United boss Brian McDermott insists side’s recent poor form doesn’t mean the squad have stopped playing for him. Leon Wobschall reports.
NOTHING can be certain at Leeds United these days, but Brian McDermott remains clear in his own mind on one thing.
Namely that the dreaded term which makes many managers cold and often sick with worry doesn’t apply, even in his thoroughly unique case.
It’s known simply as ‘losing the dressing room.’
Some fans have openly speculated about that fact amid the absolute chaos that is Leeds United since January 31 when McDermott was crazily ‘fired’ at the behest of prospective new owner Massimo Cellino, only to be reinstated the following day.
Earlier undermined by the presence of Cellino’s coaching ‘advisor’ in Gianluca Festa ahead of the Ipswich game on January 28, it is safe to say that the new year has represented the most difficult and bizarre chapter of McDermott’s managerial career.
Some would go further and say excruciating.
On the pitch, results and performances haven’t been kind to the Whites manager, who has been present for just one home win at Elland Road since early December 4.
He wasn’t even at the stadium on the day of emphatically Leeds’ best ninety minutes on the pitch in 2014 when they hammered neighbours Huddersfield Town 5-1 in a madcap afternoon on February 1.
United head into tonight’s clash with relegation-haunted Charlton Athletic seeking to avoid a fourth home defeat in five outings and with everything passing poor result, so more bruised supporters lose faith with both the team and manager.
McDermott has suffered plenty of collateral damage from the whole Cellino affair, but not at the cost of the working relationship between manager and players, according to the Whites chief.
McDermott, whose side have lost five of their last six matches and won just three of their last 19 games, said: “I am confident they are still with me.
“It’s a common theme that people say when you have had a bad run of results that the manager has lost the dressing room. I don’t even know what that means.

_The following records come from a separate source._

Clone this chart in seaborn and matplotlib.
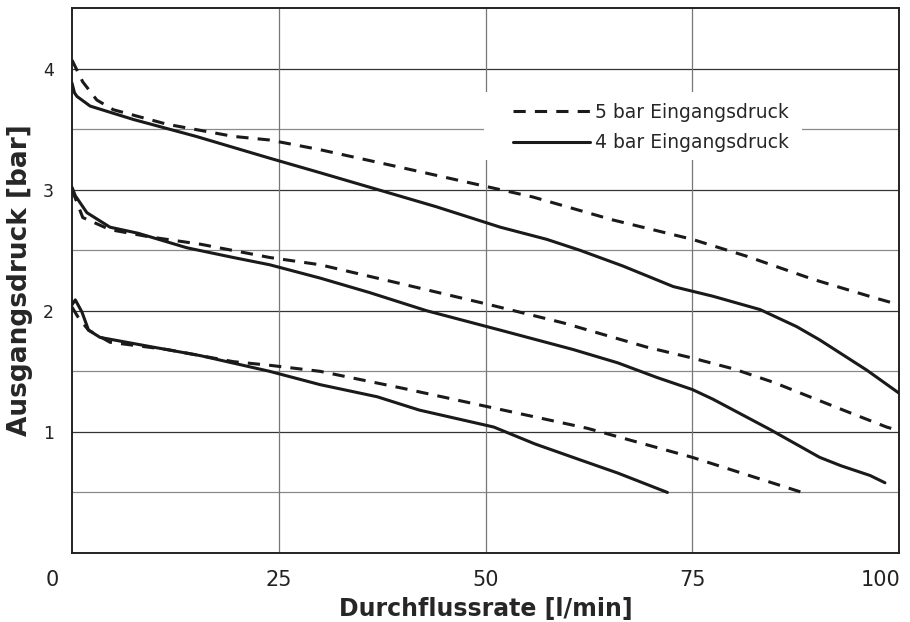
import numpy as np
import pandas as pd
import matplotlib
matplotlib.use("Agg")
import matplotlib.pyplot as plt
import matplotlib.transforms as mtransforms
from matplotlib.patches import Rectangle
import seaborn as sns

# curve data (flow l/min, outlet pressure bar)
hi_5bar_x = [0, 1.3, 3, 5, 11.5, 19.5, 23.9, 30, 40, 50.5, 55.7, 65.4, 75, 81.6, 89.6, 96.9, 100]
hi_5bar_y = [4.07, 3.89, 3.74, 3.66, 3.54, 3.44, 3.41, 3.33, 3.18, 3.02, 2.94, 2.75, 2.59, 2.45, 2.26, 2.11, 2.05]

hi_4bar_x = [0, 0.3, 0.6, 2.2, 7.4, 15, 23.9, 30, 36, 44, 51.8, 57.4, 61.4, 66.6, 72.7, 77.5, 83.2, 87.6, 90.4, 96.1, 100]
hi_4bar_y = [3.88, 3.80, 3.77, 3.69, 3.58, 3.44, 3.26, 3.14, 3.02, 2.86, 2.69, 2.59, 2.50, 2.37, 2.20, 2.12, 2.01, 1.87, 1.76, 1.51, 1.32]

mid_5bar_x = [0, 1.3, 4.6, 9.4, 15.5, 23.9, 30, 40, 50.5, 59.4, 69.5, 75, 80, 84.8, 89.2, 94, 98.5, 100]
mid_5bar_y = [3.00, 2.77, 2.67, 2.61, 2.55, 2.44, 2.38, 2.22, 2.05, 1.90, 1.70, 1.61, 1.52, 1.41, 1.29, 1.16, 1.04, 1.01]

mid_4bar_x = [0, 0.4, 1.8, 4.6, 8, 13.9, 19.5, 23.9, 30, 36, 42.9, 51.8, 60.6, 66, 70.7, 75, 77.5, 84.4, 90.4, 93, 96.5, 98.3]
mid_4bar_y = [3.02, 2.95, 2.81, 2.69, 2.64, 2.52, 2.44, 2.38, 2.27, 2.15, 2.00, 1.84, 1.68, 1.57, 1.45, 1.35, 1.27, 1.02, 0.79, 0.72, 0.64, 0.58]

lo_5bar_x = [0, 0.8, 2, 4.6, 11.5, 19.5, 23.9, 30, 40, 50.8, 62.3, 75, 88.3]
lo_5bar_y = [2.03, 1.94, 1.84, 1.74, 1.68, 1.58, 1.55, 1.50, 1.36, 1.20, 1.03, 0.79, 0.50]

lo_4bar_x = [0, 0.4, 1.2, 2, 3.4, 9.8, 15.5, 23.9, 30, 36.9, 42, 51, 56, 61.4, 66, 72]
lo_4bar_y = [2.05, 2.09, 1.99, 1.84, 1.78, 1.70, 1.63, 1.50, 1.39, 1.29, 1.18, 1.04, 0.90, 0.77, 0.66, 0.50]

label_5 = "5 bar Eingangsdruck"
label_4 = "4 bar Eingangsdruck"
x_ticks = [0, 25, 50, 75, 100]
y_ticks = [1, 2, 3, 4]
y_half = [0.5, 1.5, 2.5, 3.5]

curves = [
    ("hi5", label_5, hi_5bar_x, hi_5bar_y),
    ("hi4", label_4, hi_4bar_x, hi_4bar_y),
    ("mid5", label_5, mid_5bar_x, mid_5bar_y),
    ("mid4", label_4, mid_4bar_x, mid_4bar_y),
    ("lo5", label_5, lo_5bar_x, lo_5bar_y),
    ("lo4", label_4, lo_4bar_x, lo_4bar_y),
]
rows = []
for name, inlet, xs, ys in curves:
    for xv, yv in zip(xs, ys):
        rows.append({"curve": name, "inlet": inlet, "flow": xv, "pressure": yv})
df = pd.DataFrame(rows)

sns.set_theme(style="white")
plt.rcParams["font.family"] = ["DejaVu Sans"]

fig = plt.figure(figsize=(9.1, 6.22), dpi=100)
ax = fig.add_axes([72 / 910, 69 / 622, 827 / 910, 545 / 622])

sns.lineplot(data=df, x="flow", y="pressure", style="inlet", units="curve",
             estimator=None, sort=False, color="#1a1a1a", linewidth=2.2,
             style_order=[label_5, label_4],
             dashes={label_5: (4, 3), label_4: ""}, ax=ax, zorder=3)

ax.set_xlim(0, 100)
ax.set_ylim(0, 4.5)
ax.set_xticks(x_ticks)
ax.set_xticklabels([str(t) for t in x_ticks])
ax.set_yticks(y_ticks)
ax.set_yticklabels([str(t) for t in y_ticks])

ax.grid(False)
for yv in y_ticks:
    ax.axhline(yv, color="#333333", lw=0.9, zorder=1)
for yv in y_half:
    ax.axhline(yv, color="#8a8a8a", lw=0.9, zorder=1)
for xv in [25, 50, 75]:
    ax.axvline(xv, color="#777777", lw=0.9, zorder=1)

for s in ax.spines.values():
    s.set_color("#222222")
    s.set_linewidth(1.4)

ax.tick_params(axis="both", which="both", length=0)
ax.tick_params(axis="x", labelsize=15, pad=12, labelcolor="#222222")
ax.tick_params(axis="y", labelsize=12.5, pad=13, labelcolor="#222222")

ax.set_xlabel("Durchflussrate [l/min]", fontsize=17, fontweight="bold", labelpad=5)
ax.set_ylabel("Ausgangsdruck [bar]", fontsize=19, fontweight="bold", labelpad=7)

# shift first and last x tick labels like the reference
xl = ax.get_xticklabels()
xl[0].set_transform(xl[0].get_transform() + mtransforms.ScaledTranslation(-0.20, 0, fig.dpi_scale_trans))
xl[-1].set_transform(xl[-1].get_transform() + mtransforms.ScaledTranslation(-0.185, 0, fig.dpi_scale_trans))

# white block behind the legend, breaking the gridlines
ax.add_patch(Rectangle((0.498, 0.722), 0.385, 0.124, transform=ax.transAxes,
                       facecolor="white", edgecolor="none", zorder=2))

handles, labels = ax.get_legend_handles_labels()
keep = [(h, l) for h, l in zip(handles, labels) if l in (label_5, label_4)]
if ax.get_legend() is not None:
    ax.get_legend().remove()
leg = ax.legend([k[0] for k in keep], [k[1] for k in keep], loc="upper left",
                bbox_to_anchor=(0.533, 0.826), frameon=False, fontsize=13.5,
                handlelength=4.1, handletextpad=0.3, labelspacing=0.62,
                borderpad=0, borderaxespad=0)
leg.set_zorder(5)

fig.savefig("out.png", dpi=100)
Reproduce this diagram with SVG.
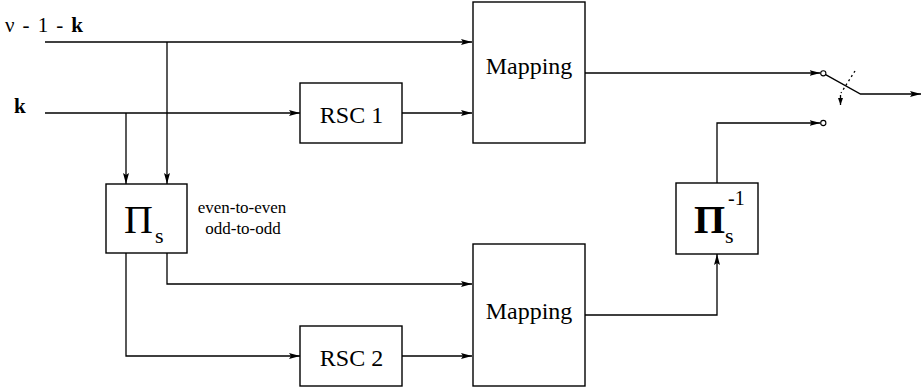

“Get a result, the manager has got the dressing-room again. Get another result, he’s really got the dressing room again. That’s how it works.
“It’s just a cliché. It doesn’t mean anything to me. I have got good people in the dressing room and they are as disappointed as me.
“But I am determined and fighting and they (players) will be the same.”
McDermott took solace if no points from United’s positive second-half performance against derby rivals Doncaster Rovers, with the minimum that fans will be expecting tonight will be a replication of that, but for ninety minutes, against a side scraping for their lives.
Talk is becoming cheap and actions and not words are all that United fans will be concerned with tonight as McDermott knows only too well.
He said: “The most important thing we can do is just get some unity at this football club as best as we possibly can. Especially in that dressing room before we go out.
“I have said to the players if you run and give everything for this shirt, the fans will back you and they did that in the second half against Doncaster.
“We’ve had a bad spell over a period of time, we know that. No-one is more disappointed than the players themselves.
“The first-half performance against Doncaster was really disappointing. But I felt we came out fighting in the second half and should have got something. And we’ve got to come out fighting again and get the result against Charlton.
“It will be a test. They are fighting for their lives and we need to start the game in the way we finished it on Saturday. That’s the most important thing.
“We have to play with that intensity. I said to the players at half-time that the fans will get behind you if they see you giving everything and running around and doing what you have got to do and trying to pass it and getting crosses into the box. And they did.
“The fans gave them everything and the players came back with a great response. I felt that at half-time, the fans weren’t happy and vented their anger and rightly so.
“But they didn’t afterwards and stayed with them because they saw us trying to play the right way.”
A perfect storm may have gathered at Leeds since January, with 2014 pretty much an annus horribilis so far, but McDermott insists he is no quitter.
He has been in rough situations before at Reading, but while nothing can probably compare to what he is currently experiencing, the fight is still there within him to be a success at a club that has seeped into his soul.
He said: “It’s difficult; there’s no doubt about it. I would not lie. It’s a difficult situation.
“But you either relish it and come out fighting or you give up.
“Most people don’t succeed and the reason that they don’t succeed is that they give up.
“They give up before they get to the finishing line. I have had this before and had five games (in 2011-12) where we couldn’t win at Reading.
“I could have given up and stopped and said: ‘We can’t do this.’ We ended up winning the league.
“I got to a play-off final the year before and eighth in the league when we were bottom the year before.
“I know this league and what is required in this league and am not planning to give up any time soon.
“I am relishing the challenge and it really is a challenge here.”
The major on-pitch positive on Saturday came in the second-half display of interval substitute Michael Tonge, who produced an accomplished performance in the heart of midfield and displayed some vestige of leadership in the middle of the park which United have been lacking in recent months.
It’s called stepping up to the plate and now, more than ever, United need their senior players to take charge in the view of McDermott.
“Especially when you are having a bit of a tough time, you need your senior players to really come to the fore.
“Michael Tonge came on Saturday and I thought he was absolutely outstanding.
“He’s a really good man and came in and did really well. Your senior players at the football club are so important.”